Another alternative is ZuluJDK from Azul (https://www.azul.com/downloads/zulu-community/?package=jdk). We do not guarantee compatibility with your application.

List of contributors

Project management: Philippe Apparicio (Full professor, INRS, Montreal, Canada). Software development: David Maignan (Undergraduate student in computer science and software engineering, UQAM, Montreal, Canada). Collaborator for the concordance module: Jérémy Gelb (PhD student in urban studies, INRS, Montreal, Canada). Contributors for translation: Jean-Marie Buregeya and Victoria Jepson (English), Dominique Mathon (Spanish).

Software location

Archive

Name: Zenodo

Persistent identifier: DOI: 10.5281/zenodo.3417052

Licence: Apache Licence 2.0

Publisher: David Maignan

Version published: 3.0

Date published: 09/04/2021

Code Repository

Name: GitHub

Identifier: https://github.com/LAEQ/vifeco

Licence: Apache Licence 2.0

Date published: 09/04/2021

Language

English, French, Spanish

(3) Reuse potential

The Vifeco has been designed to be a very versatile application and the functionalities developed have made it usable in a broad set of research fields.
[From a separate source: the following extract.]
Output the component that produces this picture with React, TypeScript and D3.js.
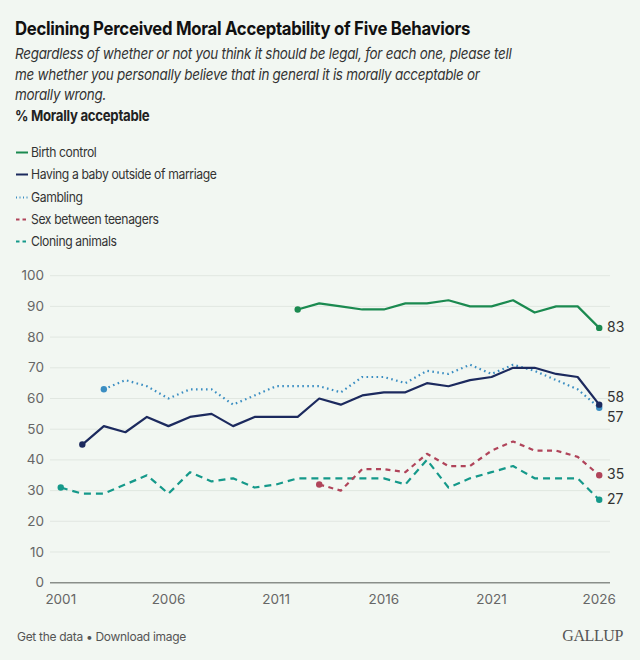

Our urban studies laboratory uses the application for counting different types of encountered vehicles during bicycle trips (moving or stopped car, heavy vehicle, bicycles). Additionally, it can be used to record and categorize conflicts with other road users and pedestrians. In sum, every research project in need of a human count of objects appearing in recorded videos could make a great use of Vifeco. For example, Vifeco can be useful for studies analyzing recorded discourses, audiences, fauna, or interactions in public space. That is why we publish it as an open-source software to make it accessible and eventually modifiable for more specific research needs.

We strongly believe that this software could have a direct use in many research fields. The development of algorithms to automatically detect features in video is really promising; however, two problems limit this potential. First, most machine learning algorithms require a large number of pre-classified examples before being able to perform well, and thus are not suitable for many research projects. Second, the features to detect on videos risk being too subtle to be caught by a computer, such as in studies about peoples’ interactions. In the same vein, when counting vehicles during bicycle trips, stationary vehicles with running engines must be distinguished from parked vehicles. Therefore, the human judgement remains and will remain a necessity in many projects despite the development of computer vision.